Black root rot is a fungal disease that lives in the soil. And with minimum tillage or no-till situations in soybeans its presence can increase.
LSU AgCenter plant pathologist Trey Price said, "In 2009, the disease was described as a disease of soybeans in Arkansas and has been mentioned as an issue in Mississippi over the past several years."
Recently, Price has been receiving phone calls from growers about this problem, and he has made numerous field visits to inspect damage from the pathogen believed to be causing it.
Price said, "This disease started showing up here about five years ago, and we called it a mystery disease. The suspected causal agent is Thielaviopsis basicola, which has primarily been described as a seedling disease of cotton."
Price also said he is seeing the disease more than ever this year, and he believes it is more prevalent in fields that are continuously planted in soybeans.
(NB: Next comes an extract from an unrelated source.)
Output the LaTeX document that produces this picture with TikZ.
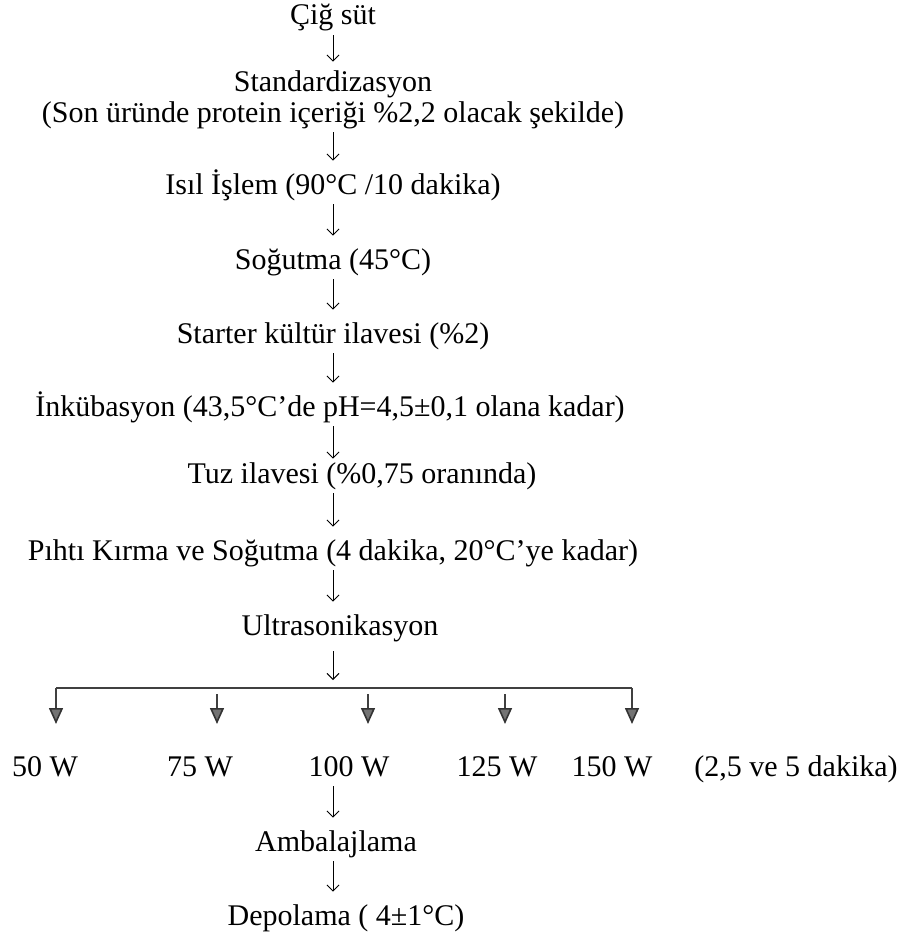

With corn prices low and soybean prices a bit more steady right now, growers are less likely to rotate their fields. This pathogen is able to survive on plant residue, and build up in the soil.
Price said, "Right now, I would say that it's a minor issue overall. However, there are some fields where the damage can be anywhere from 5 to 10 percent."
The pathogen causes black root rot in cotton, thus the name used in soybeans. Price said work is being done to determine the effects of fungicide seed treatments. Right now he's not sure of varietal susceptibilities.
Price said, "At this time we don't have the data to prove that rotation with corn helps. But I have seen a decrease in the presence of the disease where soybeans have not been continuously planted."
This pathogen has been around for a long time. It survives in the soil and has a very large host range.
Price said, "It really isn't a very serious problem, but we want the growers to know that it is out there."